** Begin **

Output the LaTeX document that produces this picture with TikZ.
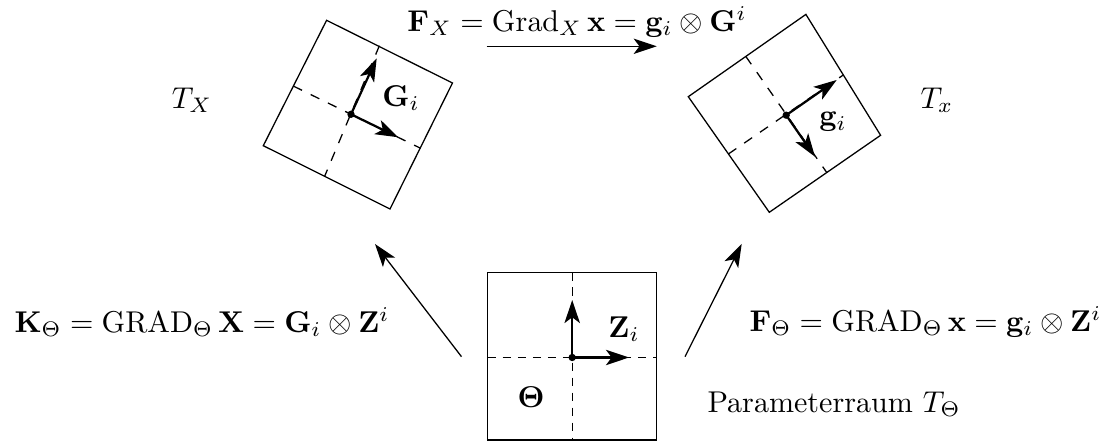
\documentclass[tikz,border=0pt]{standalone}
\usepackage{amsmath,amssymb}
\usetikzlibrary{arrows.meta}
\begin{document}
\begin{tikzpicture}[x=0.3125pt,y=-0.3125pt,
  frame/.style={line width=0.4pt},
  axisr/.style={line width=0.4pt,dash pattern=on 3pt off 3pt},
  axisc/.style={line width=0.4pt,dash pattern=on 2.6pt off 2.1pt},
  vec/.style={line width=0.7pt,-{Stealth[length=7.2pt,width=4.8pt,inset=1.8pt]}},
  map/.style={line width=0.4pt,-{Stealth[length=7.2pt,width=4.8pt,inset=1.8pt]}},
  dotn/.style={circle,fill,inner sep=0pt,minimum size=2.3pt},
  lbl/.style={inner sep=0pt,scale=0.94}
]
\useasboundingbox (0,0) rectangle (1109,446);
% left tangent space
\draw[frame] (263.3,145.7) coordinate (LL) -- (326.6,20.3) coordinate (LT) -- (452.5,83) coordinate (LR) -- (390,209) coordinate (LB) -- cycle;
\draw[axisr] (293.4,86.1) -- (420.6,148.3);
\draw[axisr] (379.4,45.7) -- (324.6,176.4);
\node[dotn] (ldot) at (351,114.3) {};
\coordinate (lv1) at (376.7,58.3);
\coordinate (lv2) at (398.3,137.3);
\draw[vec] (ldot.center) -- (lv1);
\draw[vec] (ldot.center) -- (lv2);
\node[lbl] (Gi) at (401,98) {$\mathbf{G}_i$};
\node[lbl] (TX) at (192,100) {$T_X$};
% right tangent space
\draw[frame] (688.3,96.7) coordinate (RL) -- (805.9,14.4) coordinate (RT) -- (880.6,135.3) coordinate (RR) -- (769.3,212.3) coordinate (RB) -- cycle;
\draw[axisr] (745.8,56.4) -- (826.8,172.6);
\draw[axisr] (728.4,154) -- (843.3,75);
\node[dotn] (rdot) at (786.2,115.2) {};
\coordinate (rv1) at (836.7,80);
\coordinate (rv2) at (815,156.7);
\draw[vec] (rdot.center) -- (rv1);
\draw[vec] (rdot.center) -- (rv2);
\node[lbl] (gi) at (833,122) {$\mathbf{g}_i$};
\node[lbl] (Tx) at (937,100) {$T_x$};
% parameter space
\draw[frame] (487.7,272.3) rectangle (656.7,440);
\draw[axisc] (487.7,357.5) -- (656.7,357.5);
\draw[axisc] (572.2,272.3) -- (572.2,440);
\node[dotn] (cdot) at (572.2,357.5) {};
\coordinate (cv1) at (629,357.5);
\coordinate (cv2) at (572.2,300);
\draw[vec] (cdot.center) -- (cv1);
\draw[vec] (cdot.center) -- (cv2);
\node[lbl] (Zi) at (624,329) {$\mathbf{Z}_i$};
\node[lbl] (Th) at (531,397) {$\mathbf{\Theta}$};
\node[lbl] (PR) at (834,404) {Parameterraum $T_\Theta$};
% maps
\coordinate (ma1) at (486.7,46.3);
\coordinate (ma2) at (656.7,46.3);
\coordinate (mb1) at (461.5,356.7);
\coordinate (mb2) at (375,244);
\coordinate (mc1) at (685,356.7);
\coordinate (mc2) at (741.7,244);
\draw[map] (ma1) -- (ma2);
\draw[map] (mb1) -- (mb2);
\draw[map] (mc1) -- (mc2);
\node[lbl] (FX) at (577,22) {$\mathbf{F}_X=\operatorname{Grad}_X\mathbf{x}=\mathbf{g}_i\otimes\mathbf{G}^i$};
\node[lbl] (KT) at (202,322) {$\mathbf{K}_\Theta=\operatorname{GRAD}_\Theta\mathbf{X}=\mathbf{G}_i\otimes\mathbf{Z}^i$};
\node[lbl] (FT) at (925.5,322) {$\mathbf{F}_\Theta=\operatorname{GRAD}_\Theta\mathbf{x}=\mathbf{g}_i\otimes\mathbf{Z}^i$};
\end{tikzpicture}
\end{document}
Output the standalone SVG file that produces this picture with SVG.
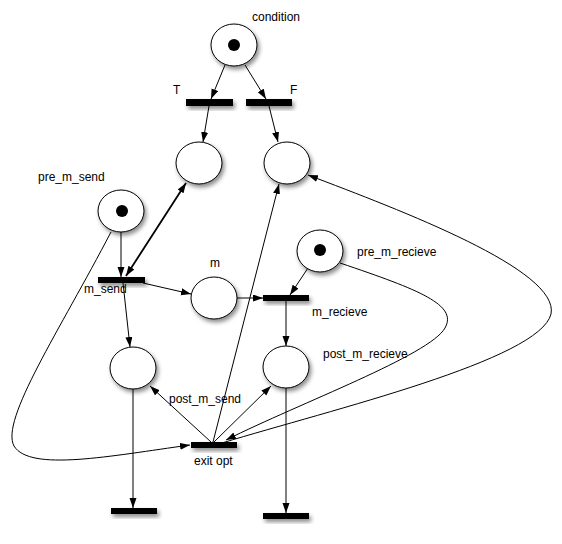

** End **

The exercise:
Find the word "Output" in the data and show each line that holds it.

Task response:
Output the LaTeX document that produces this picture with TikZ.
Output the standalone SVG file that produces this picture with SVG.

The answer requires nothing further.